Menopause occurs typically between 45 and 55 years old. It can also occur earlier for a variety of reasons, including natural causes, or because of disease or as a result of treatment. The experience of menopause can be improved through hormone therapy, which works by replenishing some hormones that are depleted during menopause, particularly oestrogen and progesterone. However, early results in 2002 from an influential study by the Women’s Health Initiative changed how many women and health-care providers perceive hormone therapy (Writing Group for the Women’s Health Initiative Investigators JAMA 288, 321–333; 2002). One of the study’s findings was that people who had been through menopause and who were taking oestrogen and a synthetic form of progesterone had a slightly elevated risk of breast cancer, heart attack and stroke. Globally, prescriptions for menopause-related hormone therapy dropped sharply. Numbers struggled to recover even after later studies emphasized the limitations of the original findings. Researchers and clinicians are still playing catch-up in trying to get across the message that, as well as managing menopause symptoms, the long-term benefits of menopausal hormone therapy could outweigh the risks for those for whom hormone therapy is a suitable treatment.

Moving the needle

For this editorial, Nature asked some of the larger health-research funding agencies in the United States and Europe about their record and plans for menopause research. The overwhelming majority of studies in the field of ageing do not consider menopause, according to a paper in Nature Aging (G. Gilmer et al. Nature Aging 3, 1500–1508; 2023). The NIH established a category for menopause research in 2023, and is working on a research agenda. The sums involved are not huge, it must be said, but this is not a complete surprise. As we have reported before, conditions that mainly affect women garner much less funding than do those that predominantly affect men. The NIH allocated US$56 million to menopause studies in 2023, projected to increase to $58 million this year.

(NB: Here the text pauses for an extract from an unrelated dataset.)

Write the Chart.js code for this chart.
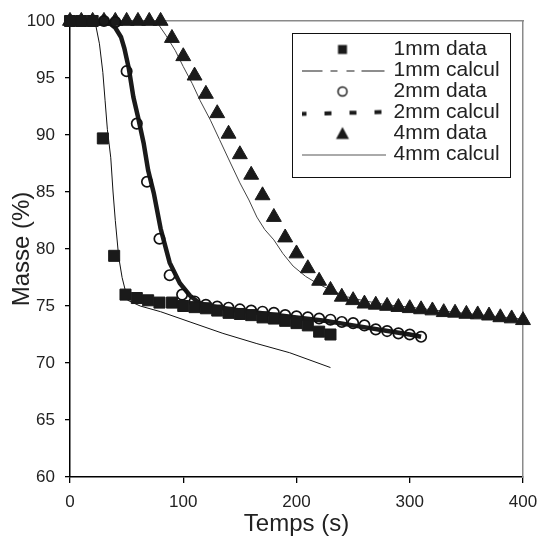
<!DOCTYPE html>
<html>
<head>
<meta charset="utf-8">
<title>Masse (%) en fonction du temps</title>
<script src="https://cdn.jsdelivr.net/npm/chart.js@4.4.1/dist/chart.umd.min.js"></script>
<style>
  html, body { margin: 0; padding: 0; background: #fff; }
  #wrap { width: 541px; height: 537px; }
</style>
</head>
<body>
<div id="wrap"><canvas id="chart" width="541" height="537"></canvas></div>
<script>
// values
const seriesLabels = ['1mm data', '1mm calcul', '2mm data', '2mm calcul', '4mm data', '4mm calcul'];
const xTicks = [0, 100, 200, 300, 400];
const yTicks = [60, 65, 70, 75, 80, 85, 90, 95, 100];

const time1mm = [0, 10, 20, 29, 39, 49, 59, 69, 79, 90, 100, 110, 120, 130, 140, 150, 160, 170, 180, 190, 200, 210, 220, 230];
const masse1mm = [100, 100, 100, 89.7, 79.4, 76.0, 75.7, 75.5, 75.3, 75.3, 75.0, 74.9, 74.8, 74.6, 74.4, 74.3, 74.2, 74.0, 73.9, 73.7, 73.5, 73.3, 72.75, 72.5];

const timeCalc1mm = [0, 22, 26, 29, 31, 33, 36, 38, 40, 43, 46, 49, 51, 62, 80, 106, 135, 165, 194, 230];
const masseCalc1mm = [100, 100, 98, 95.5, 93, 90.5, 88, 85, 82.5, 79.3, 77.5, 76.3, 75.5, 75.0, 74.5, 73.6, 72.6, 71.7, 70.9, 69.6];

const time2mm = [0, 10, 20, 30, 40, 50, 59, 68, 79, 88, 99, 110, 120, 130, 140, 150, 160, 170, 180, 190, 200, 210, 220, 230, 240, 250, 260, 270, 280, 290, 300, 310];
const masse2mm = [100, 100, 100, 100, 99.9, 95.6, 91.0, 85.9, 80.9, 77.7, 76.0, 75.4, 75.1, 74.95, 74.85, 74.7, 74.6, 74.5, 74.4, 74.2, 74.1, 74.0, 73.9, 73.8, 73.6, 73.5, 73.3, 72.95, 72.8, 72.6, 72.5, 72.3];

const timeCalc2mm = [0, 30, 35, 40, 45, 48, 52, 56, 60, 65, 69, 74, 80, 88, 97, 106, 115, 130, 150, 175, 200, 225, 250, 275, 300, 310];
const masseCalc2mm = [100, 100, 99.8, 99.4, 98.6, 97.6, 95.8, 93.3, 91.6, 89.3, 86.9, 84.9, 81.8, 78.8, 77.0, 75.9, 75.2, 74.9, 74.6, 74.3, 74.0, 73.7, 73.3, 72.9, 72.5, 72.3];

const time4mm = [0, 10, 20, 30, 40, 50, 60, 70, 80, 90, 100, 110, 120, 130, 140, 150, 160, 170, 180, 190, 200, 210, 220, 230, 240, 250, 260, 270, 280, 290, 300, 310, 320, 330, 340, 350, 360, 370, 380, 390, 400];
const masse4mm = [100, 100, 100, 100, 100, 100, 100, 100, 100, 98.5, 96.9, 95.2, 93.6, 91.9, 90.1, 88.3, 86.5, 84.7, 82.8, 81.0, 79.6, 78.3, 77.2, 76.4, 75.8, 75.5, 75.2, 75.1, 75.0, 74.9, 74.8, 74.7, 74.6, 74.45, 74.4, 74.3, 74.25, 74.15, 74.0, 73.9, 73.75];

const timeCalc4mm = [0, 76, 85, 93, 100, 108, 115, 124, 132, 140, 150, 158, 165, 172, 180, 188, 197, 208, 218, 230, 245, 260, 280, 300, 325, 350, 375, 400];
const masseCalc4mm = [100, 100, 98.7, 97.4, 96.0, 94.5, 93.0, 91.3, 89.6, 87.9, 85.8, 84.3, 82.8, 81.7, 80.8, 79.6, 78.5, 77.6, 77.0, 76.4, 75.8, 75.45, 75.1, 74.9, 74.6, 74.35, 74.1, 73.85];

const toPoints = (xs, ys) => xs.map((x, i) => ({ x: x, y: ys[i] }));

const ink = '#1a1a1a';
const textColor = '#222';
const fontFamily = "'Liberation Sans', Arial, Helvetica, sans-serif";

// small canvases used as legend symbols
function legendSymbol(draw) {
  const c = document.createElement('canvas');
  c.width = 86;
  c.height = 16;
  const g = c.getContext('2d');
  g.fillStyle = ink;
  g.strokeStyle = ink;
  draw(g);
  return c;
}
const legendSymbols = [
  legendSymbol(g => { g.fillRect(38.5, 3.5, 9, 9); }),
  legendSymbol(g => {
    g.lineWidth = 1;
    g.setLineDash([23, 8, 7, 9, 8, 7, 23]);
    g.beginPath(); g.moveTo(0, 8.5); g.lineTo(86, 8.5); g.stroke();
  }),
  legendSymbol(g => {
    g.lineWidth = 1.5;
    g.beginPath(); g.arc(43, 8, 4.5, 0, Math.PI * 2); g.stroke();
  }),
  legendSymbol(g => {
    g.lineWidth = 4;
    g.setLineDash([7, 18]);
    g.beginPath(); g.moveTo(0, 9.5); g.lineTo(86, 7.5); g.stroke();
  }),
  legendSymbol(g => {
    g.beginPath(); g.moveTo(43, 1.5); g.lineTo(49.5, 13.5); g.lineTo(36.5, 13.5); g.closePath(); g.fill();
  }),
  legendSymbol(g => {
    g.strokeStyle = '#555';
    g.lineWidth = 1.2;
    g.beginPath(); g.moveTo(0, 8.5); g.lineTo(86, 8.5); g.stroke();
  })
];

// legend box sits inside the plot, top right
const legendFrame = { fromRight: 231, fromTop: 12, width: 218, height: 144 };

const legendInPlot = {
  id: 'legendInPlot',
  beforeInit(chart) {
    const legend = chart.legend;
    const fit = legend.fit;
    legend.fit = function () {
      fit.call(this);
      this.width = 0; // take no room in the layout
    };
  },
  afterLayout(chart) {
    const legend = chart.legend;
    const area = chart.chartArea;
    const left = area.right - legendFrame.fromRight + 10;
    const top = area.top + legendFrame.fromTop + 6;
    legend.left = left;
    legend.top = top;
    legend.width = legendFrame.width - 12;
    legend.height = legendFrame.height - 8;
    legend.right = left + legend.width;
    legend.bottom = top + legend.height;
    legend.adjustHitBoxes();
  },
  afterDraw(chart) {
    const ctx = chart.ctx;
    const area = chart.chartArea;
    ctx.save();
    ctx.strokeStyle = '#111';
    ctx.lineWidth = 1;
    ctx.strokeRect(Math.round(area.right - legendFrame.fromRight) + 0.5,
      Math.round(area.top + legendFrame.fromTop) + 0.5, legendFrame.width, legendFrame.height);
    ctx.restore();
  }
};

Chart.defaults.font.family = fontFamily;
Chart.defaults.color = textColor;

const ctx = document.getElementById('chart').getContext('2d');
new Chart(ctx, {
  type: 'scatter',
  data: {
    datasets: [
      {
        label: seriesLabels[0],
        data: toPoints(time1mm, masse1mm),
        pointStyle: 'rect',
        pointRadius: 7.8,
        pointBorderWidth: 1,
        pointBackgroundColor: ink,
        pointBorderColor: ink,
        showLine: false,
        clip: false
      },
      {
        label: seriesLabels[1],
        data: toPoints(timeCalc1mm, masseCalc1mm),
        showLine: true,
        borderColor: '#111',
        borderWidth: 1,
        pointRadius: 0,
        clip: false
      },
      {
        label: seriesLabels[2],
        data: toPoints(time2mm, masse2mm),
        pointStyle: 'circle',
        pointRadius: 5.2,
        pointBorderWidth: 1.7,
        pointBackgroundColor: 'rgba(255,255,255,0)',
        pointBorderColor: '#111',
        showLine: false,
        clip: false
      },
      {
        label: seriesLabels[3],
        data: toPoints(timeCalc2mm, masseCalc2mm),
        showLine: true,
        borderColor: ink,
        borderWidth: 4.5,
        pointRadius: 0,
        clip: false
      },
      {
        label: seriesLabels[4],
        data: toPoints(time4mm, masse4mm),
        pointStyle: 'triangle',
        pointRadius: 8.6,
        pointBorderWidth: 1,
        pointBackgroundColor: ink,
        pointBorderColor: ink,
        showLine: false,
        clip: false
      },
      {
        label: seriesLabels[5],
        data: toPoints(timeCalc4mm, masseCalc4mm),
        showLine: true,
        borderColor: '#444',
        borderWidth: 1,
        pointRadius: 0,
        clip: false
      }
    ]
  },
  options: {
    responsive: false,
    animation: false,
    events: [],
    layout: { padding: { top: 21, right: 18, left: 0, bottom: 0 } },
    scales: {
      x: {
        type: 'linear',
        position: 'bottom',
        min: xTicks[0],
        max: xTicks[xTicks.length - 1],
        afterBuildTicks: axis => { axis.ticks = xTicks.map(v => ({ value: v })); },
        ticks: { font: { size: 17 }, color: textColor, padding: 9, maxRotation: 0 },
        grid: { display: true, drawOnChartArea: false, drawTicks: true, tickLength: 6, color: '#000', lineWidth: 1.3 },
        border: { display: true, color: '#000', width: 1.5 },
        title: { display: true, text: 'Temps (s)', font: { size: 24 }, color: textColor, padding: { top: 0, bottom: -2 } },
        afterFit: axis => {
          axis.height = 60;
          axis.paddingLeft = 0;
          axis.paddingRight = 0;
        }
      },
      y: {
        type: 'linear',
        position: 'left',
        min: yTicks[0],
        max: yTicks[yTicks.length - 1],
        afterBuildTicks: axis => { axis.ticks = yTicks.map(v => ({ value: v })); },
        ticks: { font: { size: 17 }, color: textColor, padding: 10 },
        grid: { display: true, drawOnChartArea: false, drawTicks: true, tickLength: 5, color: '#000', lineWidth: 1.3 },
        border: { display: true, color: '#000', width: 1.5 },
        title: { display: true, text: 'Masse (%)', font: { size: 24 }, color: textColor, padding: { top: 8, bottom: 0 } },
        afterFit: axis => {
          axis.width = 70;
          axis.paddingTop = 0;
          axis.paddingBottom = 0;
        }
      },
      xTop: {
        type: 'linear',
        position: 'top',
        min: xTicks[0],
        max: xTicks[xTicks.length - 1],
        ticks: { display: false },
        grid: { display: false, drawTicks: false },
        border: { display: true, color: '#8a8a8a', width: 1.5 },
        afterFit: axis => { axis.height = 0; }
      },
      yRight: {
        type: 'linear',
        position: 'right',
        min: yTicks[0],
        max: yTicks[yTicks.length - 1],
        ticks: { display: false },
        grid: { display: false, drawTicks: false },
        border: { display: true, color: '#8a8a8a', width: 1.5 },
        afterFit: axis => { axis.width = 0; }
      }
    },
    plugins: {
      tooltip: { enabled: false },
      legend: {
        display: true,
        position: 'right',
        align: 'start',
        labels: {
          usePointStyle: true,
          pointStyleWidth: 81,
          padding: 0,
          color: textColor,
          font: { size: 21 },
          generateLabels: chart => chart.data.datasets.map((ds, i) => ({
            text: ds.label,
            pointStyle: legendSymbols[i],
            datasetIndex: i,
            hidden: false,
            lineWidth: 0,
            fillStyle: 'rgba(0,0,0,0)',
            strokeStyle: 'rgba(0,0,0,0)',
            fontColor: textColor
          }))
        }
      }
    }
  },
  plugins: [legendInPlot]
});
</script>
</body>
</html>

The US Advanced Research Projects Agency for Health, which has a focus on high-risk, high-reward topics, has two menopause projects that are together worth $13.5 million, with one to extend ovarian function and lifespan, and another to develop ovarian implants to prevent diseases associated with menopause.

Horizon Europe, the world’s largest multinational research-funding programme, has awarded €12 million (US$12.4 million) to a consortium of universities for a project called Caramel, which aims to prevent cardiovascular disease in women aged 40–60. However, Horizon Europe does not have a separate menopause category. Neither does it have a category for women’s health, instead including the subject in a general ‘health’ portfolio of grants.

Last October, Pivotal Ventures, an organization established by philanthropist Melinda French Gates, launched a $250-million funding call aimed at organizations around the world that are working to improve women’s health. Overall, however, menopause is not a defined category for many of the world’s largest philanthropic funders, also including Wellcome in London and the Gates Foundation in Seattle, Washington. Possibly for this reason, neither of these agencies was able to tell Nature the precise extent of their menopause-related funding.

Establishing a separate category of research might seem arcane, but it is unambiguously a sign that funders consider menopause to be a priority. It allows researchers to know how much money is available and how to apply for it; and lets them track what has been spent in the past and who received it.

The disruptive nature of menopause and its health impacts have been known perhaps for millennia and frankly should have been a priority topic for health funders for a long time. It is never too late to start.